▶ [WHAT YOU WILL DO] Omit the pictures, then reproduce every remaining record exactly.

======

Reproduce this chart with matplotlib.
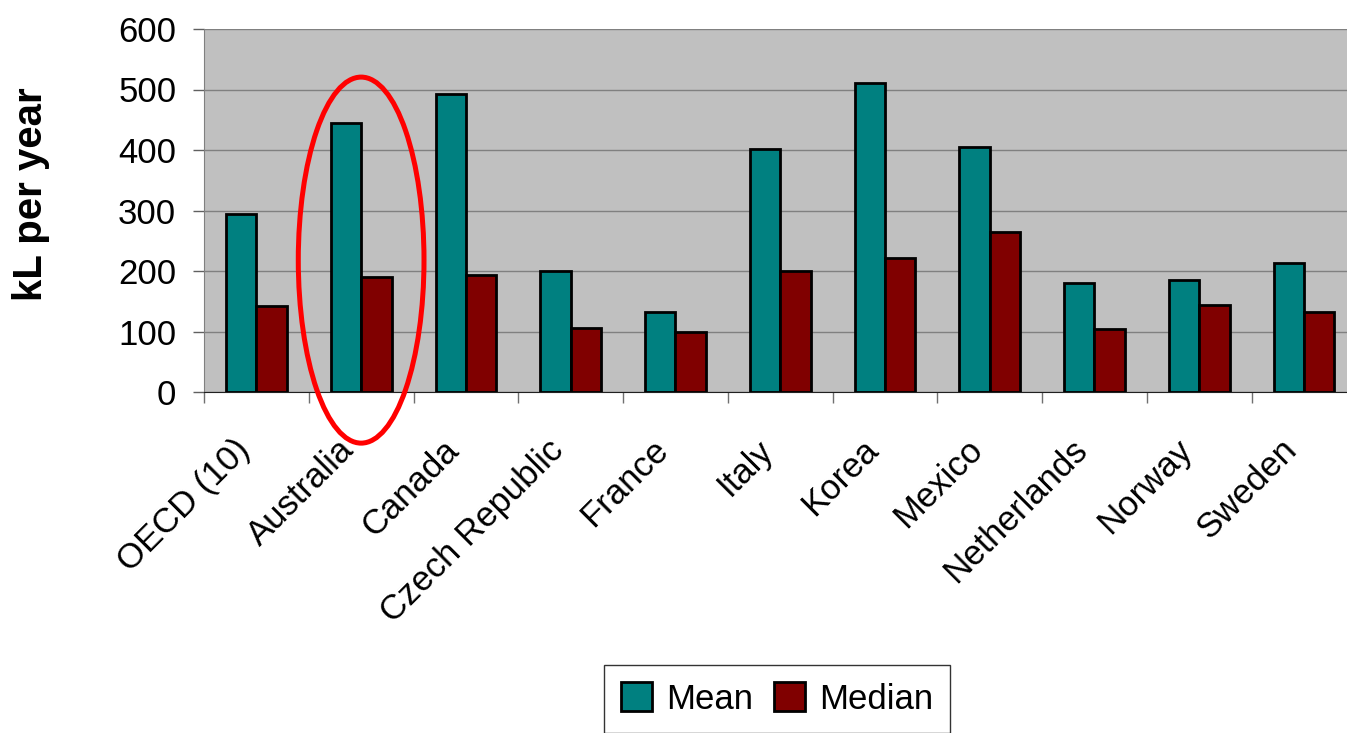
import matplotlib
matplotlib.use("Agg")
import matplotlib.pyplot as plt
import matplotlib.transforms as mtransforms
from matplotlib.patches import Ellipse
import numpy as np

plt.rcParams['font.family'] = ['Liberation Sans', 'DejaVu Sans']

# Data
countries = ["OECD (10)", "Australia", "Canada", "Czech Republic", "France",
             "Italy", "Korea", "Mexico", "Netherlands", "Norway", "Sweden"]
mean_vals = [294, 445, 492, 200, 133, 401, 510, 405, 180, 185, 213]
median_vals = [142, 190, 194, 105, 100, 200, 222, 265, 104, 143, 133]
yticks = [0, 100, 200, 300, 400, 500, 600]

TEAL = "#008080"
MAROON = "#800000"
GREY_BG = "#C0C0C0"

fig = plt.figure(figsize=(13.47, 7.33), dpi=100)
ax = fig.add_axes([204 / 1347, 1 - 392 / 733, 1152.4 / 1347, 363 / 733])
ax.set_facecolor(GREY_BG)

x = np.arange(len(countries))
w = 0.29
ax.bar(x - w / 2, mean_vals, w, color=TEAL, edgecolor="black", lw=2.0,
       label="Mean", zorder=3)
ax.bar(x + w / 2, median_vals, w, color=MAROON, edgecolor="black", lw=2.0,
       label="Median", zorder=3)

ax.set_xlim(-0.5, len(countries) - 0.5)
ax.set_ylim(0, 600)
ax.set_yticks(yticks)
ax.yaxis.grid(True, color="#808080", lw=1.0, zorder=1)
ax.set_axisbelow(True)

# category boundaries get the tick marks, labels sit at centres
ax.set_xticks(np.arange(-0.5, len(countries)), labels=[])
ax.set_xticks(x, labels=countries, minor=True)
ax.tick_params(axis="x", which="major", length=8, width=1, color="#707070",
               direction="out")
ax.tick_params(axis="x", which="minor", length=0, pad=38, labelsize=25)
ax.tick_params(axis="y", length=8, width=1, color="#606060", pad=12,
               labelsize=25)
shift = mtransforms.ScaledTranslation(-12 / 100, 0, fig.dpi_scale_trans)
for lbl in ax.get_xticklabels(minor=True):
    lbl.set_rotation(45)
    lbl.set_ha("right")
    lbl.set_va("center")
    lbl.set_rotation_mode("anchor")
    lbl.set_transform(lbl.get_transform() + shift)

for s in ("top", "right"):
    ax.spines[s].set_visible(False)
ax.spines["left"].set_color("#808080")
ax.spines["bottom"].set_color("#202020")

ax.set_ylabel("kL per year", fontsize=29, fontweight="bold")
ax.yaxis.label.set_va("center")
ax.yaxis.set_label_coords(-0.150, 0.545)

# highlight Australia
ax.add_patch(Ellipse((1, 218), width=1.2, height=605, fill=False,
                     edgecolor="red", lw=3.6, clip_on=False, zorder=5))

leg = fig.legend(loc="upper center", bbox_to_anchor=(777 / 1347, 1 - 665 / 733),
                 ncol=2, fontsize=25, frameon=True, fancybox=False,
                 edgecolor="black", handlelength=0.9, handleheight=0.9,
                 handletextpad=0.4, columnspacing=0.6, borderpad=0.5,
                 borderaxespad=0)
leg.get_frame().set_linewidth(1.0)

fig.savefig("out.png", dpi=100)
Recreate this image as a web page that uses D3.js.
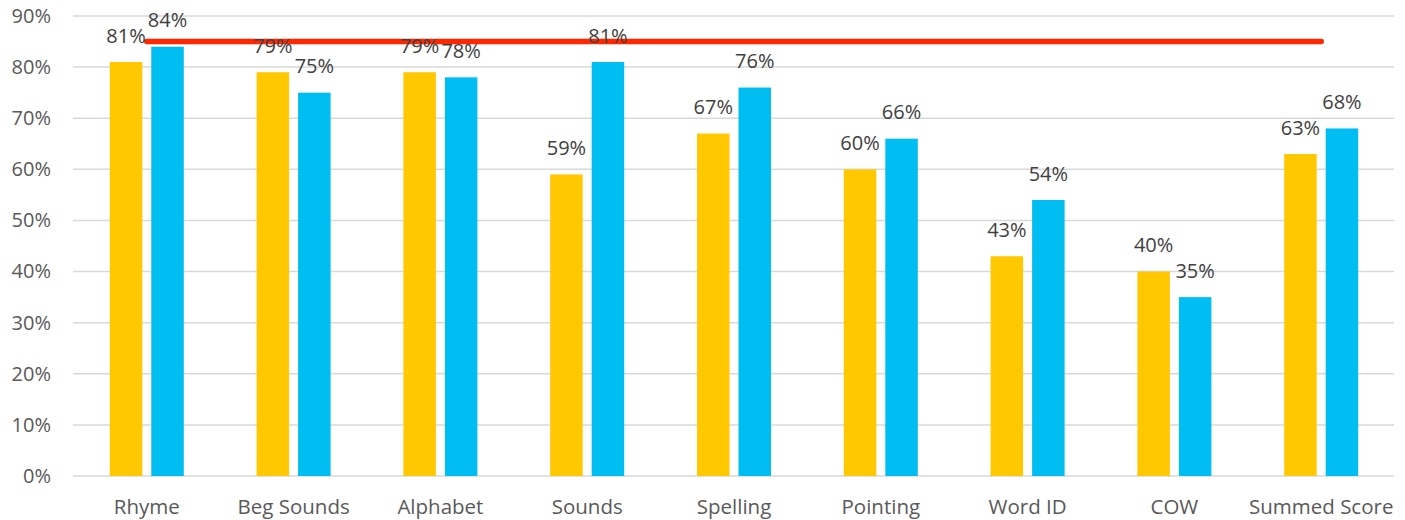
<!DOCTYPE html>
<html><head><meta charset="utf-8">
<script src="https://cdn.jsdelivr.net/npm/d3@7"></script>
<style>body{margin:0;background:#fff;} text{font-family:"Open Sans",sans-serif;}</style>
</head><body><svg id="c" width="1405" height="520"></svg>
<script>
const categories = ["Rhyme","Beg Sounds","Alphabet","Sounds","Spelling","Pointing","Word ID","COW","Summed Score"];
const seriesA = [81,79,79,59,67,60,43,40,63];
const seriesB = [84,75,78,81,76,66,54,35,68];
const target = 85;
const yTicks = [0,10,20,30,40,50,60,70,80,90];

const svg = d3.select("#c");
const x = d3.scaleBand().domain(categories).range([73.4,1394.6]).paddingInner(0).paddingOuter(0);
const y = d3.scaleLinear().domain([0,90]).range([476,16]);
const bw = 32.5, gap = 9;

// gridlines
svg.append("g").selectAll("line").data(yTicks).join("line")
  .attr("x1",73).attr("x2",1394).attr("y1",d=>y(d)).attr("y2",d=>y(d))
  .attr("stroke","#d9d9d9").attr("stroke-width",1.5);

// y labels
const yAxis = d3.axisLeft(y).tickValues(yTicks).tickFormat(d=>d+"%").tickSize(0).tickPadding(0);
const ya = svg.append("g").attr("transform","translate(51,0)").call(yAxis);
ya.select(".domain").remove();
ya.selectAll("text").attr("fill","#595959").style("font-size","20px").style("font-family","'Open Sans',sans-serif");

// x labels
const xAxis = d3.axisBottom(x).tickSize(0).tickPadding(0);
const xa = svg.append("g").attr("transform","translate(0,514)").call(xAxis);
xa.select(".domain").remove();
xa.selectAll("text").attr("fill","#595959").style("font-size","20.5px").style("font-family","'Open Sans',sans-serif").attr("dy","0").attr("y",0);

const cx = c => x(c) + x.bandwidth()/2;
const xA = c => cx(c) - gap/2 - bw;
const xB = c => cx(c) + gap/2;

svg.append("g").selectAll("rect").data(categories).join("rect")
  .attr("x",c=>xA(c)).attr("width",bw)
  .attr("y",(c,i)=>y(seriesA[i])).attr("height",(c,i)=>y(0)-y(seriesA[i]))
  .attr("fill","#FFC800");
svg.append("g").selectAll("rect").data(categories).join("rect")
  .attr("x",c=>xB(c)).attr("width",bw)
  .attr("y",(c,i)=>y(seriesB[i])).attr("height",(c,i)=>y(0)-y(seriesB[i]))
  .attr("fill","#00BEF2");

// target line
svg.append("line")
  .attr("x1",cx(categories[0])).attr("x2",cx(categories[categories.length-1]))
  .attr("y1",y(target)).attr("y2",y(target))
  .attr("stroke","#FF2600").attr("stroke-width",5.5).attr("stroke-linecap","round");

// labels
const lg = svg.append("g").style("font-size","20px").attr("fill","#404040").attr("text-anchor","middle");
lg.selectAll("text.a").data(categories).join("text").attr("class","a")
  .attr("x",c=>xA(c)+bw/2).attr("y",(c,i)=>y(seriesA[i])-19.5).text((c,i)=>seriesA[i]+"%");
lg.selectAll("text.b").data(categories).join("text").attr("class","b")
  .attr("x",c=>xB(c)+bw/2).attr("y",(c,i)=>y(seriesB[i])-19.5).text((c,i)=>seriesB[i]+"%");
</script></body></html>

======

▶ [THE SOLUTION]
Reproduce this chart with matplotlib.
import matplotlib
matplotlib.use("Agg")
import matplotlib.pyplot as plt
import matplotlib.transforms as mtransforms
from matplotlib.patches import Ellipse
import numpy as np

plt.rcParams['font.family'] = ['Liberation Sans', 'DejaVu Sans']

# Data
countries = ["OECD (10)", "Australia", "Canada", "Czech Republic", "France",
             "Italy", "Korea", "Mexico", "Netherlands", "Norway", "Sweden"]
mean_vals = [294, 445, 492, 200, 133, 401, 510, 405, 180, 185, 213]
median_vals = [142, 190, 194, 105, 100, 200, 222, 265, 104, 143, 133]
yticks = [0, 100, 200, 300, 400, 500, 600]

TEAL = "#008080"
MAROON = "#800000"
GREY_BG = "#C0C0C0"

fig = plt.figure(figsize=(13.47, 7.33), dpi=100)
ax = fig.add_axes([204 / 1347, 1 - 392 / 733, 1152.4 / 1347, 363 / 733])
ax.set_facecolor(GREY_BG)

x = np.arange(len(countries))
w = 0.29
ax.bar(x - w / 2, mean_vals, w, color=TEAL, edgecolor="black", lw=2.0,
       label="Mean", zorder=3)
ax.bar(x + w / 2, median_vals, w, color=MAROON, edgecolor="black", lw=2.0,
       label="Median", zorder=3)

ax.set_xlim(-0.5, len(countries) - 0.5)
ax.set_ylim(0, 600)
ax.set_yticks(yticks)
ax.yaxis.grid(True, color="#808080", lw=1.0, zorder=1)
ax.set_axisbelow(True)

# category boundaries get the tick marks, labels sit at centres
ax.set_xticks(np.arange(-0.5, len(countries)), labels=[])
ax.set_xticks(x, labels=countries, minor=True)
ax.tick_params(axis="x", which="major", length=8, width=1, color="#707070",
               direction="out")
ax.tick_params(axis="x", which="minor", length=0, pad=38, labelsize=25)
ax.tick_params(axis="y", length=8, width=1, color="#606060", pad=12,
               labelsize=25)
shift = mtransforms.ScaledTranslation(-12 / 100, 0, fig.dpi_scale_trans)
for lbl in ax.get_xticklabels(minor=True):
    lbl.set_rotation(45)
    lbl.set_ha("right")
    lbl.set_va("center")
    lbl.set_rotation_mode("anchor")
    lbl.set_transform(lbl.get_transform() + shift)

for s in ("top", "right"):
    ax.spines[s].set_visible(False)
ax.spines["left"].set_color("#808080")
ax.spines["bottom"].set_color("#202020")

ax.set_ylabel("kL per year", fontsize=29, fontweight="bold")
ax.yaxis.label.set_va("center")
ax.yaxis.set_label_coords(-0.150, 0.545)

# highlight Australia
ax.add_patch(Ellipse((1, 218), width=1.2, height=605, fill=False,
                     edgecolor="red", lw=3.6, clip_on=False, zorder=5))

leg = fig.legend(loc="upper center", bbox_to_anchor=(777 / 1347, 1 - 665 / 733),
                 ncol=2, fontsize=25, frameon=True, fancybox=False,
                 edgecolor="black", handlelength=0.9, handleheight=0.9,
                 handletextpad=0.4, columnspacing=0.6, borderpad=0.5,
                 borderaxespad=0)
leg.get_frame().set_linewidth(1.0)

fig.savefig("out.png", dpi=100)
Recreate this image as a web page that uses D3.js.
<!DOCTYPE html>
<html><head><meta charset="utf-8">
<script src="https://cdn.jsdelivr.net/npm/d3@7"></script>
<style>body{margin:0;background:#fff;} text{font-family:"Open Sans",sans-serif;}</style>
</head><body><svg id="c" width="1405" height="520"></svg>
<script>
const categories = ["Rhyme","Beg Sounds","Alphabet","Sounds","Spelling","Pointing","Word ID","COW","Summed Score"];
const seriesA = [81,79,79,59,67,60,43,40,63];
const seriesB = [84,75,78,81,76,66,54,35,68];
const target = 85;
const yTicks = [0,10,20,30,40,50,60,70,80,90];

const svg = d3.select("#c");
const x = d3.scaleBand().domain(categories).range([73.4,1394.6]).paddingInner(0).paddingOuter(0);
const y = d3.scaleLinear().domain([0,90]).range([476,16]);
const bw = 32.5, gap = 9;

// gridlines
svg.append("g").selectAll("line").data(yTicks).join("line")
  .attr("x1",73).attr("x2",1394).attr("y1",d=>y(d)).attr("y2",d=>y(d))
  .attr("stroke","#d9d9d9").attr("stroke-width",1.5);

// y labels
const yAxis = d3.axisLeft(y).tickValues(yTicks).tickFormat(d=>d+"%").tickSize(0).tickPadding(0);
const ya = svg.append("g").attr("transform","translate(51,0)").call(yAxis);
ya.select(".domain").remove();
ya.selectAll("text").attr("fill","#595959").style("font-size","20px").style("font-family","'Open Sans',sans-serif");

// x labels
const xAxis = d3.axisBottom(x).tickSize(0).tickPadding(0);
const xa = svg.append("g").attr("transform","translate(0,514)").call(xAxis);
xa.select(".domain").remove();
xa.selectAll("text").attr("fill","#595959").style("font-size","20.5px").style("font-family","'Open Sans',sans-serif").attr("dy","0").attr("y",0);

const cx = c => x(c) + x.bandwidth()/2;
const xA = c => cx(c) - gap/2 - bw;
const xB = c => cx(c) + gap/2;

svg.append("g").selectAll("rect").data(categories).join("rect")
  .attr("x",c=>xA(c)).attr("width",bw)
  .attr("y",(c,i)=>y(seriesA[i])).attr("height",(c,i)=>y(0)-y(seriesA[i]))
  .attr("fill","#FFC800");
svg.append("g").selectAll("rect").data(categories).join("rect")
  .attr("x",c=>xB(c)).attr("width",bw)
  .attr("y",(c,i)=>y(seriesB[i])).attr("height",(c,i)=>y(0)-y(seriesB[i]))
  .attr("fill","#00BEF2");

// target line
svg.append("line")
  .attr("x1",cx(categories[0])).attr("x2",cx(categories[categories.length-1]))
  .attr("y1",y(target)).attr("y2",y(target))
  .attr("stroke","#FF2600").attr("stroke-width",5.5).attr("stroke-linecap","round");

// labels
const lg = svg.append("g").style("font-size","20px").attr("fill","#404040").attr("text-anchor","middle");
lg.selectAll("text.a").data(categories).join("text").attr("class","a")
  .attr("x",c=>xA(c)+bw/2).attr("y",(c,i)=>y(seriesA[i])-19.5).text((c,i)=>seriesA[i]+"%");
lg.selectAll("text.b").data(categories).join("text").attr("class","b")
  .attr("x",c=>xB(c)+bw/2).attr("y",(c,i)=>y(seriesB[i])-19.5).text((c,i)=>seriesB[i]+"%");
</script></body></html>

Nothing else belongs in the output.